OutputVectorActivation
Gets or sets the vector-based activation function used in the output layer of the network.
public IVectorActivationFunction<T>? OutputVectorActivation { get; set; }
Property Value
- IVectorActivationFunction<T>
The output layer vector activation function, defaulting to Linear (Identity).
Remarks
This property provides a vector-optimized implementation of the activation function for the output layer. When set, it will be used instead of the scalar OutputActivation property for more efficient computation on entire vectors of data. The default implementation uses the identity (linear) activation, which is appropriate for regression problems.
For Beginners: This is a more efficient version of the output layer activation function that works on entire groups of neurons at once.
It serves the same purpose as the regular output activation function, but:
- It can process multiple output neurons simultaneously
- It's optimized for performance on modern hardware
- It's particularly helpful for networks with multiple outputs
For regression problems, the default linear activation is usually appropriate. For classification, you might want to use sigmoid or softmax vector activations.
Verbose
Gets or sets whether to display detailed progress information during training.
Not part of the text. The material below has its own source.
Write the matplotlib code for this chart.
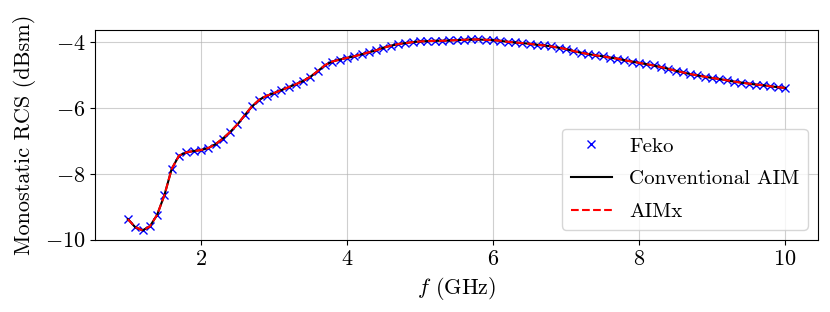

public bool Verbose { get; set; }
Property Value
- bool
Flag indicating whether to display progress, defaulting to false.
Remarks
When set to true, the training process will output detailed information about its progress, such as the current epoch, loss value, and potentially other metrics. This can be useful for monitoring the training process and diagnosing issues, but may slow down training slightly and generate a large amount of output for long training runs or large datasets. By default, this verbose output is disabled.
For Beginners: This setting determines whether the training process will show you detailed progress updates as it runs.
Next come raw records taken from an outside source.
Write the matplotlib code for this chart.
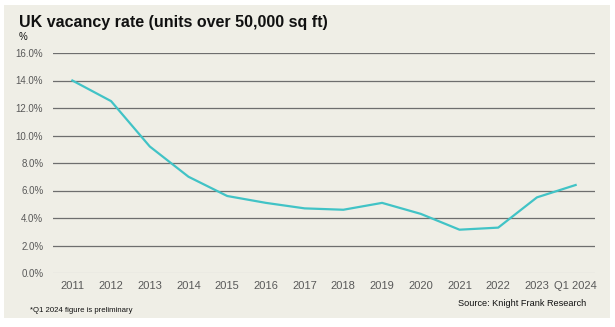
import matplotlib.pyplot as plt
from matplotlib.patches import Rectangle

plt.rcParams['font.family'] = ['Liberation Sans', 'DejaVu Sans']

periods = ['2011', '2012', '2013', '2014', '2015', '2016', '2017', '2018',
           '2019', '2020', '2021', '2022', '2023', 'Q1 2024']
vacancy = [14.0, 12.5, 9.2, 7.0, 5.6, 5.1, 4.7, 4.6, 5.1, 4.3, 3.15, 3.3, 5.5, 6.4]
y_ticks = [0, 2, 4, 6, 8, 10, 12, 14, 16]

bg = '#efeee6'
fig = plt.figure(figsize=(6.15, 3.27), dpi=100, facecolor='white')
fig.patches.append(Rectangle((4 / 615, 1 - 318 / 327), 606 / 615, 313 / 327,
                             transform=fig.transFigure, facecolor=bg,
                             edgecolor='none', zorder=-1))

ax = fig.add_axes([53 / 615, 1 - 273 / 327, 542 / 615, 220 / 327])
ax.set_facecolor('none')

x = list(range(len(periods)))
ax.plot(x, vacancy, color='#41c3c6', linewidth=1.6, zorder=3)

for t in y_ticks:
    ax.axhline(t, color='#d4d4d0' if t == 0 else '#6e6e6e',
               linewidth=0.9, zorder=1)

ax.set_xlim(-0.5, len(periods) - 0.5)
ax.set_ylim(0, 16)
ax.set_yticks(y_ticks)
ax.set_yticklabels([f'{t:.1f}%' for t in y_ticks])
ax.set_xticks(x)
ax.set_xticklabels(periods)
ax.tick_params(axis='both', length=0, colors='#595959')
ax.tick_params(axis='y', labelsize=7, pad=7)
ax.tick_params(axis='x', labelsize=8, pad=6)
for s in ax.spines.values():
    s.set_visible(False)

fig.text(19 / 615, 1 - 22 / 327, 'UK vacancy rate (units over 50,000 sq ft)',
         fontsize=11.5, fontweight='bold', va='center', ha='left', color='#111111')
fig.text(19 / 615, 1 - 37 / 327, '%', fontsize=7, va='center', ha='left', color='#111111')
fig.text(586 / 615, 1 - 303 / 327, 'Source: Knight Frank Research',
         fontsize=6.6, va='center', ha='right', color='#111111')
fig.text(30 / 615, 1 - 311 / 327, '*Q1 2024 figure is preliminary',
         fontsize=5.6, va='center', ha='left', color='#111111')

fig.savefig('out.png', dpi=100, facecolor='white')
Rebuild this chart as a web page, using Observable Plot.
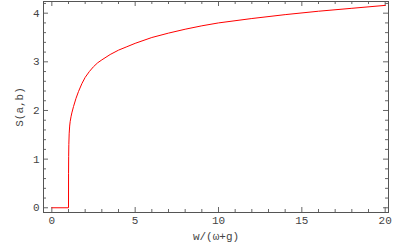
<!DOCTYPE html>
<html><head><meta charset="utf-8">
<script src="https://cdn.jsdelivr.net/npm/d3@7"></script>
<script src="https://cdn.jsdelivr.net/npm/@observablehq/plot@0.6"></script>
<style>body{margin:0;background:#fff;}</style>
</head><body><div id="chart"></div>
<script>
const wValues = [0, 1, 1, 1.003, 1.01, 1.02, 1.04, 1.07, 1.1, 1.15, 1.2, 1.3, 1.45, 1.6, 1.8, 2, 2.25, 2.5, 2.75, 3, 3.5, 4, 4.5, 5, 6, 7, 8, 9, 10, 12, 14, 16, 18, 20];
const sValues = [0, 0, 0, 0.7, 1.05, 1.3, 1.52, 1.68, 1.77, 1.87, 1.95, 2.08, 2.25, 2.39, 2.55, 2.68, 2.8, 2.9, 2.98, 3.04, 3.15, 3.24, 3.31, 3.38, 3.5, 3.59, 3.67, 3.74, 3.8, 3.89, 3.97, 4.04, 4.1, 4.16];
const xMajor = [0, 5, 10, 15, 20];
const xMinor = d3.range(0, 21, 1).filter(v => v % 5 !== 0);
const yMajor = [0, 1, 2, 3, 4];
const yMinor = d3.range(0, 4.21, 0.2).map(v => +v.toFixed(1)).filter(v => Math.abs(v - Math.round(v)) > 1e-6);

const data = wValues.map((w, i) => ({w, s: sValues[i]}));
const W = 400, H = 247, mL = 43, mR = 12, mT = 1, mB = 35;
const fw = W - mL - mR, fh = H - mT - mB;
const tickCol = "#666";
const font = "'Liberation Mono', 'DejaVu Sans Mono', monospace";

const plot = Plot.plot({
  width: W, height: H,
  marginLeft: mL, marginRight: mR, marginTop: mT, marginBottom: mB,
  style: {fontFamily: font, fontSize: "11px", color: "#444", background: "#fff"},
  x: {domain: [-0.5, 20.2]},
  y: {domain: [-0.097, 4.24]},
  marks: [
    Plot.tickX(xMajor, {x: d => d, insetTop: fh - 5, stroke: tickCol}),
    Plot.tickX(xMinor, {x: d => d, insetTop: fh - 3, stroke: tickCol}),
    Plot.tickX(xMajor, {x: d => d, insetBottom: fh - 5, stroke: tickCol}),
    Plot.tickX(xMinor, {x: d => d, insetBottom: fh - 3, stroke: tickCol}),
    Plot.tickY(yMajor, {y: d => d, insetRight: fw - 5, stroke: tickCol}),
    Plot.tickY(yMinor, {y: d => d, insetRight: fw - 3, stroke: tickCol}),
    Plot.tickY(yMajor, {y: d => d, insetLeft: fw - 5, stroke: tickCol}),
    Plot.tickY(yMinor, {y: d => d, insetLeft: fw - 3, stroke: tickCol}),
    Plot.axisX({ticks: xMajor, tickFormat: d3.format("d"), tickSize: 0, tickPadding: 4, label: "w/(ω+g)", labelAnchor: "center", labelArrow: "none", labelOffset: 27}),
    Plot.axisY({ticks: yMajor, tickFormat: d3.format("d"), tickSize: 0, tickPadding: 4, label: "S(a,b)", labelAnchor: "center", labelArrow: "none", labelOffset: 28}),
    Plot.frame({stroke: "#555"}),
    Plot.line(data, {x: "w", y: "s", stroke: "#ff0000", strokeWidth: 1, curve: "linear"})
  ]
});
document.getElementById("chart").appendChild(plot);
</script>
</body></html>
Think of it like tracking a package:
- When Verbose = false: You only know when the package is delivered
- When Verbose = true: You get updates at each step of the delivery process
The default value of false means training will run silently without progress updates.
You might want to set this to true if:
- You want to monitor how quickly the model is learning
- You're debugging training issues
- You want to know when to stop training early
You might want to keep it false if:
- You're running many experiments and don't need the extra output
- You're running training in a production environment
- You're using other methods to monitor progress (like logging metrics to a file)
Enabling verbose output is especially helpful when you're new to neural networks or when you're trying to debug an underperforming model.